Tuesday, November 4, 2014

AN UNSUNG AMHERST LADY

I imagine that everyone who loves and reads poetry, thinks of Emily Dickinson when they hear about the female poet of Amherst, Massachussetts.  
But what about this other female poet of Amherst, who also published poetry in her lifetime?



November


Helen Hunt Jackson
This is the treacherous month when autumn days
With summer’s voice come bearing summer’s gifts.
Beguiled, the pale down-trodden aster lifts
Her head and blooms again. The soft, warm haze
Makes moist once more the sere and dusty ways,
And, creeping through where dead leaves lie in drifts,
The violet returns. Snow noiseless sifts
Ere night, an icy shroud, which morning’s rays
Will idly shine upon and slowly melt,
Too late to bid the violet live again.
The treachery, at last, too late, is plain;
Bare are the places where the sweet flowers dwelt.
What joy sufficient hath November felt?
What profit from the violet’s day of pain?

Helen Hunt Jackson was born and raised in Amherst, Massachussetts, in 1830. She published five collections of poetry during her lifetime and Southern California's most enduring historical romance novel, "Ramona".  She was a schoolmate and friend of Emily Dickinson.  Jackson grew up in a literary environment, and was herself a noted poet and writer of children's stories, novels, and essays before turning her intellect and energy to investigating and publicizing the mistreatment of Native Americans, especially the Mission Indians of Southern California.

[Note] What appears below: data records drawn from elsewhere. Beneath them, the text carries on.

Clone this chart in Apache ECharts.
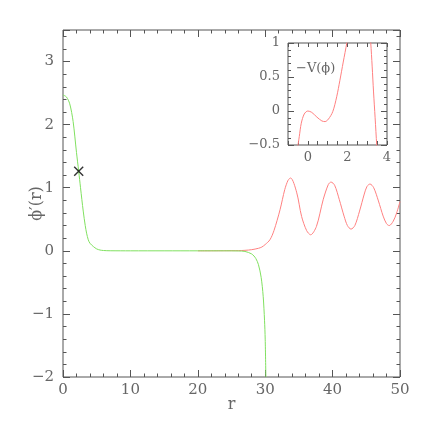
<!DOCTYPE html>
<html>
<head>
<meta charset="utf-8">
<script src="https://cdn.jsdelivr.net/npm/echarts@6/dist/echarts.min.js"></script>
<style>
html, body { margin: 0; padding: 0; background: #fff; }
#chart { width: 436px; height: 436px; }
</style>
</head>
<body>
<div id="chart"></div>
<script>
// phi'(r) profiles: green = undershoot solution, red = overshoot solution
const greenR = [0, 0.5, 1.0, 1.5, 2.0, 2.33, 2.6, 3.0, 3.3, 3.5, 3.75, 4.0, 4.5, 5.0, 5.5, 6.0, 7.0, 10, 15, 20, 24, 26, 27, 28, 28.6, 29.0, 29.4, 29.7, 29.9, 30.0, 30.1];
const greenPhi = [2.47, 2.44, 2.33, 2.05, 1.56, 1.26, 1.00, 0.63, 0.40, 0.28, 0.175, 0.12, 0.068, 0.03, 0.012, 0.005, 0.001, 0, 0, 0, 0, -0.002, -0.01, -0.05, -0.12, -0.22, -0.42, -0.72, -1.1, -1.4, -2.0];

const redR = [20, 26, 27, 28, 29, 29.5, 30, 30.7, 31.3, 32.2, 32.9, 33.4, 33.77, 34.66, 35.4, 36.15, 36.74, 37.6, 38.6, 39.36, 39.76, 40.3, 41, 41.7, 42.2, 42.73, 43.3, 44, 44.7, 45.1, 45.55, 46.1, 46.8, 47.5, 48, 48.4, 49, 49.5, 50];
const redPhi = [0, 0.003, 0.008, 0.018, 0.04, 0.06, 0.10, 0.175, 0.32, 0.65, 0.97, 1.12, 1.154, 0.93, 0.545, 0.32, 0.254, 0.386, 0.81, 1.05, 1.09, 1.04, 0.81, 0.55, 0.40, 0.344, 0.40, 0.63, 0.90, 1.02, 1.059, 1.00, 0.79, 0.55, 0.43, 0.40, 0.47, 0.60, 0.78];

// marked point
const markR = [2.33];
const markPhi = [1.26];

// inset: -V(phi), two branches (curve leaves the box above 1)
const potPhiA = [-0.52, -0.43, -0.33, -0.18, 0, 0.2, 0.46, 0.71, 0.87, 1.04, 1.26, 1.46, 1.62, 1.79, 1.97, 2.05];
const potVA = [-0.55, -0.375, -0.18, -0.044, 0, -0.02, -0.09, -0.146, -0.156, -0.12, -0.01, 0.21, 0.45, 0.72, 1.0, 1.14];
const potPhiB = [3.15, 3.18, 3.25, 3.32, 3.40, 3.48, 3.51];
const potVB = [1.12, 1.0, 0.66, 0.28, -0.1, -0.5, -0.62];

// tick labels
const mainXLabels = [0, 10, 20, 30, 40, 50];
const mainYLabels = [-2, -1, 0, 1, 2, 3];
const insetXLabels = [0, 2, 4];
const insetYLabels = [-0.5, 0, 0.5, 1];

const FONT = 'DejaVu Serif';
const TXT = '#666';
const FRAME = '#555';

function zip(a, b) {
  return a.map((v, i) => [v, b[i]]);
}

function fmt(list) {
  return v => list.indexOf(v) < 0 ? '' : (v < 0 ? '\u2212' + Math.abs(v) : String(v));
}

function axis(grid, pos, min, max, step, tickLen, extra) {
  return Object.assign({
    type: 'value', gridIndex: grid, position: pos,
    min: min, max: max, interval: step,
    splitLine: { show: false },
    axisLine: { show: false, onZero: false },
    axisTick: { show: tickLen > 0, inside: true, length: tickLen, lineStyle: { color: FRAME } },
    axisLabel: { show: false }
  }, extra || {});
}

function labels(list, size, margin) {
  return { show: true, formatter: fmt(list), fontFamily: FONT, fontSize: size, color: TXT, margin: margin };
}

const chart = echarts.init(document.getElementById('chart'));

chart.setOption({
  animation: false,
  grid: [
    { left: 63, top: 30, right: 36, bottom: 59, show: true, borderColor: FRAME, borderWidth: 1, outerBoundsMode: 'none' },
    { left: 288, top: 43, width: 99, height: 102, show: true, backgroundColor: '#fff', borderColor: FRAME, borderWidth: 1, outerBoundsMode: 'none' }
  ],
  xAxis: [
    axis(0, 'bottom', 0, 50, 10, 7, {
      axisLabel: labels(mainXLabels, 15, 6),
      name: 'r', nameLocation: 'middle', nameGap: 20, nameMoveOverlap: false,
      nameTextStyle: { fontFamily: FONT, fontSize: 16, color: TXT }
    }),
    axis(0, 'bottom', 0, 50, 2, 3.5),
    axis(0, 'top', 0, 50, 10, 7),
    axis(0, 'top', 0, 50, 2, 3.5),
    axis(1, 'bottom', -1, 4, 1, 0, { axisLabel: labels(insetXLabels, 13, 6) }),
    axis(1, 'bottom', -1, 4, 0.5, 4),
    axis(1, 'top', -1, 4, 0.5, 4)
  ],
  yAxis: [
    axis(0, 'left', -2, 3.5, 1, 7, {
      axisLabel: labels(mainYLabels, 15, 9),
      name: 'ϕ\u2032(r)', nameLocation: 'middle', nameGap: 18, nameRotate: 90, nameMoveOverlap: false,
      nameTextStyle: { fontFamily: FONT, fontSize: 16, color: TXT }
    }),
    axis(0, 'left', -2, 3.5, 0.2, 3.5),
    axis(0, 'right', -2, 3.5, 1, 7),
    axis(0, 'right', -2, 3.5, 0.2, 3.5),
    axis(1, 'left', -0.5, 1, 0.5, 6, { axisLabel: labels(insetYLabels, 13, 8) }),
    axis(1, 'left', -0.5, 1, 0.1, 3),
    axis(1, 'right', -0.5, 1, 0.5, 6),
    axis(1, 'right', -0.5, 1, 0.1, 3)
  ],
  series: [
    {
      type: 'line', xAxisIndex: 0, yAxisIndex: 0,
      data: zip(redR, redPhi), showSymbol: false, smooth: 0.3,
      lineStyle: { color: '#ff8080', width: 1 }, z: 2
    },
    {
      type: 'line', xAxisIndex: 0, yAxisIndex: 0,
      data: zip(greenR, greenPhi), showSymbol: false, smooth: 0.3,
      lineStyle: { color: '#80e060', width: 1 }, z: 3
    },
    {
      type: 'scatter', xAxisIndex: 0, yAxisIndex: 0,
      data: zip(markR, markPhi),
      symbol: 'path://M0,1L1,0L5,4L9,0L10,1L6,5L10,9L9,10L5,6L1,10L0,9L4,5Z',
      symbolSize: 10, itemStyle: { color: '#000' }, z: 4
    },
    {
      type: 'line', xAxisIndex: 4, yAxisIndex: 4,
      data: zip(potPhiA, potVA), showSymbol: false, smooth: 0.3,
      lineStyle: { color: '#ff8080', width: 1 }, z: 5
    },
    {
      type: 'line', xAxisIndex: 4, yAxisIndex: 4,
      data: zip(potPhiB, potVB), showSymbol: false, smooth: 0.3,
      lineStyle: { color: '#ff8080', width: 1 }, z: 5
    }
  ],
  graphic: [
    {
      type: 'text', left: 296, top: 62, z: 10,
      style: { text: '\u2212V(ϕ)', font: '13px "DejaVu Serif"', fill: TXT }
    }
  ]
});
</script>
</body>
</html>
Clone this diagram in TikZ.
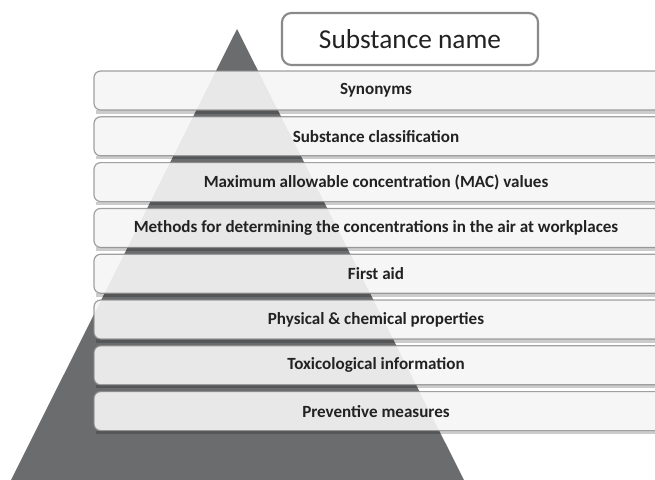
\documentclass[tikz,border=0pt]{standalone}
\usepackage{fontspec}
\setmainfont{Carlito}
\usetikzlibrary{calc}

\definecolor{pyrgray}{HTML}{6B6C6E}
\definecolor{barfill}{HTML}{F6F6F6}
\definecolor{barline}{HTML}{8A8A8A}
\definecolor{inktext}{HTML}{222222}

\tikzset{
  barbox/.style={rounded corners=5pt,fill=barfill,fill opacity=0.9,draw=barline,draw opacity=0.8,line width=0.9pt},
  barshadow/.style={fill=black,fill opacity=0.2},
  bartext/.style={font=\fontsize{12.8}{15}\selectfont\bfseries,text=inktext},
  namebox/.style={rounded corners=7pt,fill=white,draw=barline,line width=1.6pt},
}

\begin{document}
\begin{tikzpicture}[x=0.75pt,y=-0.75pt]
  \useasboundingbox (0,0) rectangle (655,479);
  \clip (0,0) rectangle (655,479);
  \fill[white] (0,0) rectangle (655,479);
  % pyramid behind the bars
  \fill[pyrgray] (237,29) -- (465,482) -- (10,482) -- cycle;
  % title box
  \draw[namebox] (282,13) rectangle (538,65);
  \node[font=\fontsize{20.5}{24}\selectfont,text=inktext] (title) at (410,39) {Substance name};
  % bars
  \foreach \lbl [count=\i from 0] in {Synonyms,Substance classification,
      Maximum allowable concentration (MAC) values,
      Methods for determining the concentrations in the air at workplaces,
      First aid,Physical \& chemical properties,Toxicological information,
      Preventive measures}{
    \fill[barshadow] (96,110+45.8*\i) rectangle (690,113.5+45.8*\i);
    \draw[barbox] (94,71+45.8*\i) rectangle (690,110+45.8*\i);
    \node[bartext] (bar\i) at (376,90.5+45.8*\i) {\lbl};
  }
\end{tikzpicture}
\end{document}
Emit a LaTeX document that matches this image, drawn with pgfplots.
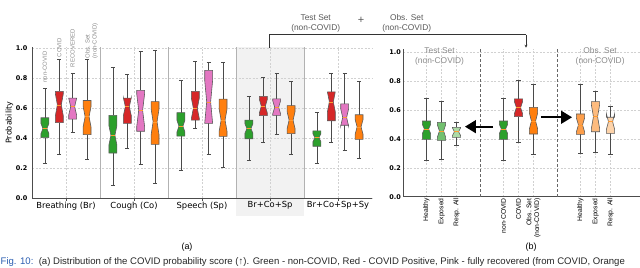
\documentclass[border=0pt]{standalone}
\usepackage{pgfplots}
\pgfplotsset{compat=1.18}
\usepackage{fontspec}
\setmainfont{DejaVu Sans}
\newfontfamily\arialf{Liberation Sans}
\usetikzlibrary{arrows.meta}

\definecolor{cg}{HTML}{2CA02C}
\definecolor{cr}{HTML}{D62728}
\definecolor{cp}{HTML}{E377C2}
\definecolor{co}{HTML}{FF7F0E}
\definecolor{cg2}{HTML}{72C06F}
\definecolor{cg3}{HTML}{ADDBA6}
\definecolor{co2}{HTML}{FD9E4A}
\definecolor{co3}{HTML}{FDBB7E}
\definecolor{co4}{HTML}{FDD3AA}
\definecolor{whisk}{HTML}{4A4A4A}
\definecolor{edge}{HTML}{5A5A5A}
\definecolor{med}{HTML}{FF9A30}
\definecolor{lab}{HTML}{8A8A8A}
\definecolor{figblue}{HTML}{2A5DB0}

% #1 x, #2 half width, #3 lower whisker, #4 q1, #5 median, #6 q3, #7 upper whisker, #8 fill, #9 notch factor
\newcommand{\nbox}[9]{%
  \pgfmathsetmacro\xl{#1-#2}%
  \pgfmathsetmacro\xr{#1+#2}%
  \pgfmathsetmacro\xnl{#1-0.5*#2}%
  \pgfmathsetmacro\xnr{#1+0.5*#2}%
  \pgfmathsetmacro\nlo{#5-#9*(#6-#4)}%
  \pgfmathsetmacro\nhi{#5+#9*(#6-#4)}%
  \edef\doit{%
    \noexpand\addplot[draw=whisk, line width=0.75pt, forget plot] coordinates {(#1,#3) (#1,#4)};
    \noexpand\addplot[draw=whisk, line width=0.75pt, forget plot] coordinates {(#1,#6) (#1,#7)};
    \noexpand\addplot[draw=whisk, line width=0.75pt, forget plot] coordinates {(\xnl,#3) (\xnr,#3)};
    \noexpand\addplot[draw=whisk, line width=0.75pt, forget plot] coordinates {(\xnl,#7) (\xnr,#7)};
    \noexpand\addplot[draw=edge, fill=#8, line width=0.6pt, forget plot] coordinates {(\xl,#4) (\xr,#4) (\xr,\nlo) (\xnr,#5) (\xr,\nhi) (\xr,#6) (\xl,#6) (\xl,\nhi) (\xnl,#5) (\xl,\nlo)} -- cycle;
    \noexpand\addplot[draw=med, line width=0.6pt, forget plot] coordinates {(\xnl,#5) (\xnr,#5)};
  }\doit
}

\begin{document}
\begin{tikzpicture}[x=1bp,y=1bp]

% ---------------- left panel (a) ----------------
\begin{axis}[
  set layers,
  at={(32bp,69bp)}, anchor=south west,
  scale only axis, width=340bp, height=150.75bp,
  xmin=-0.5, xmax=4.5, ymin=0, ymax=1.005,
  clip=false,
  axis x line*=bottom, axis y line*=left,
  axis line style={black!70, line width=0.8pt},
  /pgf/number format/assume math mode=true,
  xtick={0,1,2,3,4},
  xticklabels={Breathing (Br),Cough (Co),Speech (Sp),Br+Co+Sp,Br+Co+Sp+Sy},
  xticklabel style={font=\fontsize{8.4}{9}\selectfont, inner sep=1bp},
  ytick={0,0.2,0.4,0.6,0.8,1.0},
  yticklabel style={font=\bfseries\fontsize{6.5}{7}\selectfont, /pgf/number format/fixed, /pgf/number format/fixed zerofill, /pgf/number format/precision=1, inner sep=2bp},
  tick align=outside, major tick length=2.5bp,
  xtick style={draw=black!70, line width=0.6pt},
  ytick style={draw=none},
  grid=major,
  major grid style={dash pattern=on 2bp off 1.5bp, black!18, line width=0.5pt},
  extra x ticks={0.5,1.5,2.5,3.5}, extra x tick labels={},
  extra x tick style={grid=major, major grid style={solid, black!30, line width=0.9pt}, major tick length=0pt},
  ylabel={Probability},
  ylabel style={font=\fontsize{8}{9}\selectfont, yshift=-3bp},
]
\begin{pgfonlayer}{axis background}
  \fill[black!5] (axis cs:2.5,-0.12) rectangle (axis cs:3.5,1.005);
\end{pgfonlayer}

% Breathing
\nbox{-0.31}{0.058}{0.230}{0.402}{0.463}{0.535}{0.734}{cg}{0.25}
\nbox{-0.098}{0.058}{0.293}{0.503}{0.621}{0.711}{0.921}{cr}{0.35}
\nbox{0.098}{0.058}{0.440}{0.526}{0.609}{0.666}{0.828}{cp}{0.4}
\nbox{0.31}{0.058}{0.260}{0.422}{0.542}{0.650}{0.926}{co}{0.3}
% Cough
\nbox{0.69}{0.058}{0.084}{0.300}{0.418}{0.551}{0.869}{cg}{0.25}
\nbox{0.902}{0.058}{0.334}{0.497}{0.609}{0.666}{0.824}{cr}{0.35}
\nbox{1.098}{0.058}{0.226}{0.445}{0.585}{0.718}{0.975}{cp}{0.4}
\nbox{1.31}{0.058}{0.095}{0.357}{0.508}{0.643}{0.982}{co}{0.3}
% Speech
\nbox{1.69}{0.058}{0.181}{0.413}{0.479}{0.569}{0.786}{cg}{0.25}
\nbox{1.902}{0.058}{0.463}{0.519}{0.598}{0.711}{0.914}{cr}{0.35}
\nbox{2.098}{0.058}{0.293}{0.497}{0.641}{0.851}{0.903}{cp}{0.4}
\nbox{2.31}{0.058}{0.203}{0.411}{0.519}{0.659}{0.907}{co}{0.3}
% Br+Co+Sp
\nbox{2.69}{0.058}{0.248}{0.395}{0.463}{0.519}{0.677}{cg}{0.25}
\nbox{2.902}{0.058}{0.372}{0.549}{0.612}{0.677}{0.806}{cr}{0.35}
\nbox{3.098}{0.058}{0.422}{0.551}{0.605}{0.661}{0.828}{cp}{0.4}
\nbox{3.31}{0.058}{0.289}{0.429}{0.519}{0.616}{0.779}{co}{0.3}
% Br+Co+Sp+Sy
\nbox{3.69}{0.058}{0.232}{0.345}{0.402}{0.447}{0.573}{cg}{0.25}
\nbox{3.902}{0.058}{0.372}{0.515}{0.641}{0.707}{0.828}{cr}{0.35}
\nbox{4.098}{0.058}{0.316}{0.485}{0.537}{0.628}{0.828}{cp}{0.4}
\nbox{4.31}{0.058}{0.266}{0.391}{0.474}{0.555}{0.779}{co}{0.3}

\begin{scope}[every node/.style={rotate=90, anchor=west, inner sep=0pt, text=lab, font=\arialf\fontsize{6}{7}\selectfont}]
  \node at (axis cs:-0.31,0.769) {non-COVID};
  \node at (axis cs:-0.098,0.938) {COVID};
  \node at (axis cs:0.098,0.872) {RECOVERED};
  \node[align=left] at (axis cs:0.375,0.931) {Obs. Set\\(non-COVID)};
\end{scope}
\end{axis}

% ---------------- right panel (b) ----------------
\begin{axis}[
  at={(403bp,70.3bp)}, anchor=south west,
  scale only axis, width=237bp, height=147.3bp,
  xmin=0, xmax=3.078, ymin=0, ymax=1.02,
  clip=false,
  axis x line*=bottom, axis y line*=left,
  axis line style={black!70, line width=0.8pt},
  /pgf/number format/assume math mode=true,
  xtick={0.305,0.5,0.695,1.305,1.5,1.695,2.305,2.5,2.695},
  xticklabels={Healthy,Exposed,Resp. All,non-COVID,COVID,{Obs. Set\\(non-COVID)},Healthy,Exposed,Resp. All},
  xticklabel style={rotate=90, anchor=east, align=right, inner sep=1.5bp, font=\arialf\fontsize{6.8}{7.6}\selectfont},
  ytick={0,0.2,0.4,0.6,0.8,1.0},
  yticklabel style={font=\bfseries\fontsize{6.5}{7}\selectfont, /pgf/number format/fixed, /pgf/number format/fixed zerofill, /pgf/number format/precision=1, inner sep=2bp},
  xtick style={draw=none}, ytick style={draw=none},
  grid=major,
  major grid style={dash pattern=on 2bp off 1.5bp, black!18, line width=0.5pt},
  extra x ticks={1,2}, extra x tick labels={},
  extra x tick style={grid=major, major grid style={dash pattern=on 3bp off 2bp, black!60, line width=0.7pt}},
]
\nbox{0.305}{0.054}{0.249}{0.397}{0.469}{0.524}{0.681}{cg}{0.25}
\nbox{0.5}{0.054}{0.259}{0.390}{0.455}{0.515}{0.658}{cg2}{0.35}
\nbox{0.695}{0.054}{0.353}{0.411}{0.450}{0.480}{0.515}{cg3}{0.4}
\nbox{1.305}{0.054}{0.249}{0.397}{0.469}{0.524}{0.681}{cg}{0.25}
\nbox{1.5}{0.054}{0.374}{0.554}{0.617}{0.677}{0.808}{cr}{0.35}
\nbox{1.695}{0.054}{0.296}{0.434}{0.524}{0.619}{0.778}{co}{0.3}
\nbox{2.305}{0.054}{0.300}{0.432}{0.497}{0.573}{0.778}{co2}{0.35}
\nbox{2.5}{0.054}{0.307}{0.450}{0.554}{0.658}{0.727}{co3}{0.4}
\nbox{2.695}{0.054}{0.293}{0.439}{0.520}{0.550}{0.624}{co4}{0.5}

\draw[line width=1.7bp, -{Triangle[length=11bp,width=13bp]}] (axis cs:1.169,0.485) -- (axis cs:0.805,0.485);
\draw[line width=1.7bp, -{Triangle[length=11bp,width=13bp]}] (axis cs:1.792,0.55) -- (axis cs:2.195,0.55);

\node[align=center, text=lab, font=\arialf\fontsize{8.4}{9.3}\selectfont] at (axis cs:0.475,0.972) {Test Set\\(non-COVID)};
\node[align=center, text=lab, font=\arialf\fontsize{8.4}{9.3}\selectfont] at (axis cs:2.56,0.972) {Obs. Set\\(non-COVID)};
\end{axis}

% ---------------- annotations ----------------
\node[align=center, text=black!65, font=\arialf\fontsize{8.4}{10.5}\selectfont] at (315.7,243.5) {Test Set\\(non-COVID)};
\node[text=black!65, font=\arialf\fontsize{11}{12}\selectfont] at (361,247) {+};
\node[align=center, text=black!65, font=\arialf\fontsize{8.4}{10.5}\selectfont] at (406.7,243.5) {Obs. Set\\(non-COVID)};
\draw[black!80, line width=0.8pt] (269,219.5) -- (269,232.3) -- (526,232.3);
\draw[black!80, line width=0.8pt, -{Stealth[length=3bp,width=3bp]}] (526,232.3) -- (526,219.3);

\node[font=\arialf\fontsize{9}{10}\selectfont] at (187,20) {(a)};
\node[font=\arialf\fontsize{9}{10}\selectfont] at (531,20) {(b)};

\node[anchor=base west, inner sep=0pt, font=\arialf\fontsize{9.6}{11}\selectfont, text=black!85] at (0.5,2.4) {\textcolor{figblue}{Fig. 10:}\ \ (a) Distribution of the COVID probability score (↑). Green - non-COVID, Red - COVID Positive, Pink - fully recovered (from COVID, Orange};

\pgfresetboundingbox
\useasboundingbox (0,0) rectangle (640,267);
\end{tikzpicture}
\end{document}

Emily Dickinson was born in Amherst, Massachusetts in 1830.  While Dickinson was extremely prolific as a poet and regularly enclosed poems in letters to friends, she was neither publicly recognized nor published during her lifetime. Dickinson was a recluse who never left her home after 1860.  Her family discovered forty handbound volumes of nearly 1,800 poems after her death in 1886.  The first volume of her work was published posthumously in 1890 and the last in 1955.  


2 comments:

Autumn Leaves said...

I am always amazed at the many lovers of poetry out there. It has never been a favorite of mine, though admittedly, I occasionally hear a poem that I like. I'm so glad there are appreciators in the world to keep this art alive.

RH Carpenter said...

Sherry, I've always loved poetry but I think it came from having a really good highschool English teacher who played John Prine records in order for us to hear the words - a well-turned phrase gets me every time.